USE THE INTERNET – According to Chauncy, “[the internet has] cut the veil between you and the big people.” He shared his story of how his tweet with a link to his original material to producer/rapper Jermaine Dupri turned into a meeting and an ongoing relationship with Jermaine. Take advantage of social media.

“If you focus on your craft, the universe will bring an exorbitant amount of opportunities your way.”

 

FOCUS ON YOUR CRAFT – Chauncy says artists are too infatuated with numbers. What’s most important in hip-hop is that you hone your craft and keep getting as good as possible. Though it’s hard to avoid distractions when people start paying attention to your music, you will excel further in the end by keeping your head down. Great quote from Chauncy: “If you focus on your craft, the universe will bring an exorbitant amount of opportunities your way.”

“It’s like shooting free throws in the playoffs.With tireless practice, your big moment will be muscle memory.”

 

BE PREPARED – There was talk from the panel about “your time to see Yoda.” Meaning? Always be prepared for that random encounter with a high-powered producer or A&R person who can get you into the industry. Make sure your business cards and online music channel are up to date, and keep chiseling away at your craft. Per Chris: “It’s like shooting free throws in the playoffs. With tireless practice, your big moment will be muscle memory.”
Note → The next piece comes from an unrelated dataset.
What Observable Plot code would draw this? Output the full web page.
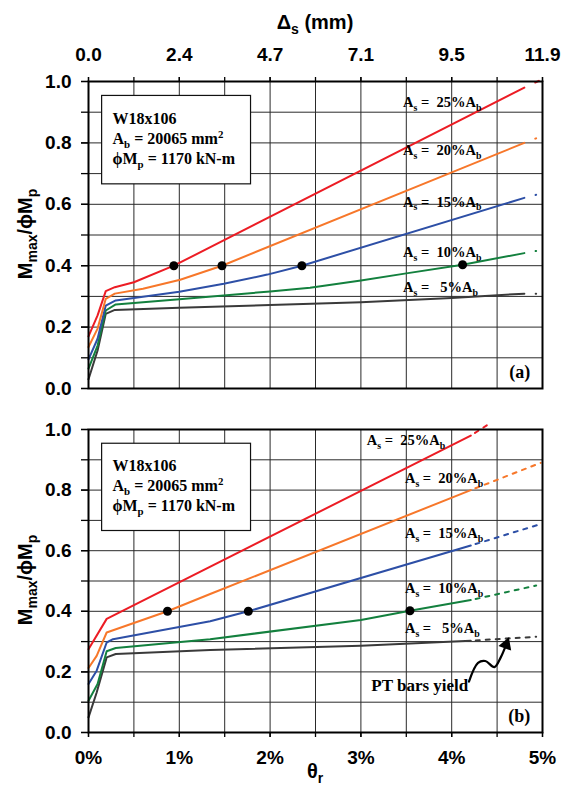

Loud Dreams is about friends, mentors, and hard-working individuals putting themselves out there. It’s an album that carries passionate social messages from the depths of experience. Per the pro’s themselves, I learned that hip-hop isn’t just a scene, but a community where people take risks and friends help one another out. If you’re trying to make it in hip-hop, remember: make friends, hone your craft, and prepare yourself for your golden opportunity to spring into the industry.